McElver used Cycling 74’s Max 8 for that analysis, then set up macros using the snapshot feature in the L-ISA Controller, which allowed Cichocki to instantly call up specific bits of audio content, even as the rest of the content continued to play in automated mode through the L-ISA Processor II.

Cristopher could see where the various audio objects were in the L-ISA Controller on the iPad, and he could change the speed and intensity of the other audio sources using an intensity slider we provided,” says McElver. “He could send sounds flying across the space—‘trajectory gestures’—but then the system would revert back to automated mode, so there was never any interruption to the sound.”

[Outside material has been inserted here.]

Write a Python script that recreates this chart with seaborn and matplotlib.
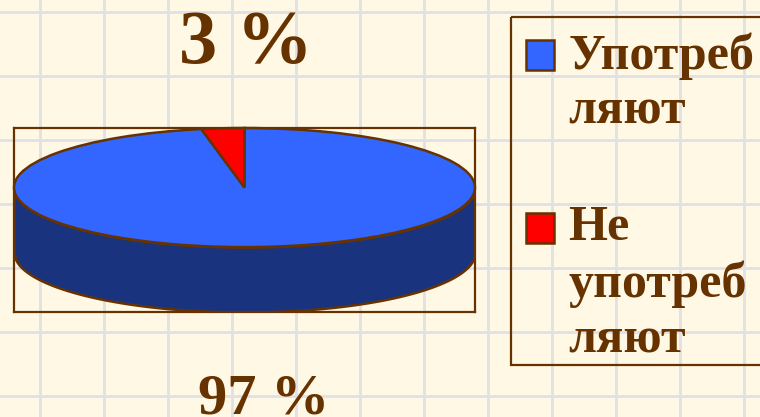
import numpy as np
import matplotlib
matplotlib.use("Agg")
import matplotlib.pyplot as plt
import seaborn as sns
from matplotlib.legend_handler import HandlerPatch
from matplotlib.patches import Rectangle

categories = ["Употреб\nляют", "Не\nупотреб\nляют"]
values = [97, 3]
colors = ["#3366FF", "#FF0000"]

BROWN = "#663300"
PAPER = "#FFF8E5"
GRID = "#E0E0E5"
SIDE = "#19337F"
WIDTH, HEIGHT = 760, 417
DEPTH = 1.09
LEGEND_FONT = 36
LINE_PITCH = 39.6  # points between wrapped legend lines

sns.set_theme(style="whitegrid", rc={
    "figure.facecolor": PAPER,
    "axes.facecolor": PAPER,
    "grid.color": GRID,
    "grid.linewidth": 2.0,
})
plt.rcParams["font.family"] = ["Liberation Serif", "DejaVu Serif"]
plt.rcParams["font.weight"] = "bold"

fig = plt.figure(figsize=(WIDTH / 100, HEIGHT / 100), dpi=100)

# squared paper behind everything
back = fig.add_axes([0, 0, 1, 1], zorder=0)
back.set_xlim(0, WIDTH)
back.set_ylim(HEIGHT, 0)
back.set_xticks(np.arange(40, WIDTH, 64))
back.set_yticks(np.arange(12, HEIGHT, 64))
back.tick_params(labelbottom=False, labelleft=False, length=0)
sns.despine(ax=back, left=True, bottom=True)

# legend box runs off the right edge, and its bottom gap is tighter than legend padding allows
back.add_patch(Rectangle((511, 17), 270, 348, fill=False, edgecolor=BROWN, linewidth=1.6, zorder=3))

# pie area, box from x 14-475 and y 128-312 in pixels
ax = fig.add_axes([14 / WIDTH, 1 - 312 / HEIGHT, 461 / WIDTH, 184 / HEIGHT], zorder=1)
ax.set_facecolor("none")

xs = np.linspace(-1, 1, 300)
rim = -np.sqrt(1 - xs ** 2)
ax.fill_between(xs, rim, rim - DEPTH, color=SIDE, edgecolor=BROWN, linewidth=1.8)

wedges, _ = ax.pie(
    values,
    colors=colors,
    startangle=90 + values[1] * 3.6,
    wedgeprops={"edgecolor": BROWN, "linewidth": 1.8},
)
ax.set_aspect("auto")
ax.set_xlim(-1, 1)
ax.set_ylim(-1 - DEPTH, 1)
ax.set_frame_on(True)
ax.grid(False)
for spine in ax.spines.values():
    spine.set_color(BROWN)
    spine.set_linewidth(1.6)


def raised_handle(n_lines):
    # the marker sits next to the first line of a wrapped label
    def make(legend, orig_handle, xdescent, ydescent, width, height, fontsize):
        shift = (n_lines - 1) / 2 * LINE_PITCH + 0.7
        return Rectangle((-xdescent, -ydescent + shift), width, height)
    return HandlerPatch(patch_func=make)


legend = fig.legend(
    wedges,
    categories,
    loc="upper left",
    bbox_to_anchor=(511 / WIDTH, 1 - 17 / HEIGHT),
    bbox_transform=fig.transFigure,
    fontsize=LEGEND_FONT,
    labelcolor=BROWN,
    frameon=False,
    borderaxespad=0,
    borderpad=0.3,
    handlelength=0.55,
    handleheight=0.55,
    handletextpad=0.3,
    labelspacing=1.4,
    handler_map={
        wedges[0]: raised_handle(2),
        wedges[1]: raised_handle(3),
    },
)
legend.set_zorder(3)
for text in legend.get_texts():
    text.set_linespacing(1.27)

fig.text(246 / WIDTH, 1 - 63 / HEIGHT, f"{values[1]} %", color=BROWN, fontsize=55,
         ha="center", va="baseline")
fig.text(264 / WIDTH, 1 - 413.5 / HEIGHT, f"{values[0]} %", color=BROWN, fontsize=42,
         ha="center", va="baseline")

fig.savefig("out.png", dpi=100, facecolor=PAPER)
plt.close(fig)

Snipes describes himself as the “middleware man” on the project, creating the means for Cichocki to keep adding and changing the audio yet never letting it stop playing. “I was looking for the sweet spot where he could have control over the performance and its intensity and other parameters, but also making sure there was sound activity going on at every moment, some of which was random and some reactive,” he says. “What L-ISA brought to this project was a way to put all of those discrete sound sources in one place and then let them move and keep moving, either intentionally or automatically. L-ISA has the tools for that, and it’s robust enough to do it in a desert environment.”

The crowds who came to experience Circular Dimensions x Microscape weren’t the only ones that were impressed; Cichocki was equally wowed with the results. “What we accomplished with L-ISA was nothing short of spectacular,” he adds. “It was thrilling watching as people moved through the tunnel and wondered how the sound could move around the way it did. It put the sound on the same level as the visuals. That’s pretty remarkable in the art-installation world.”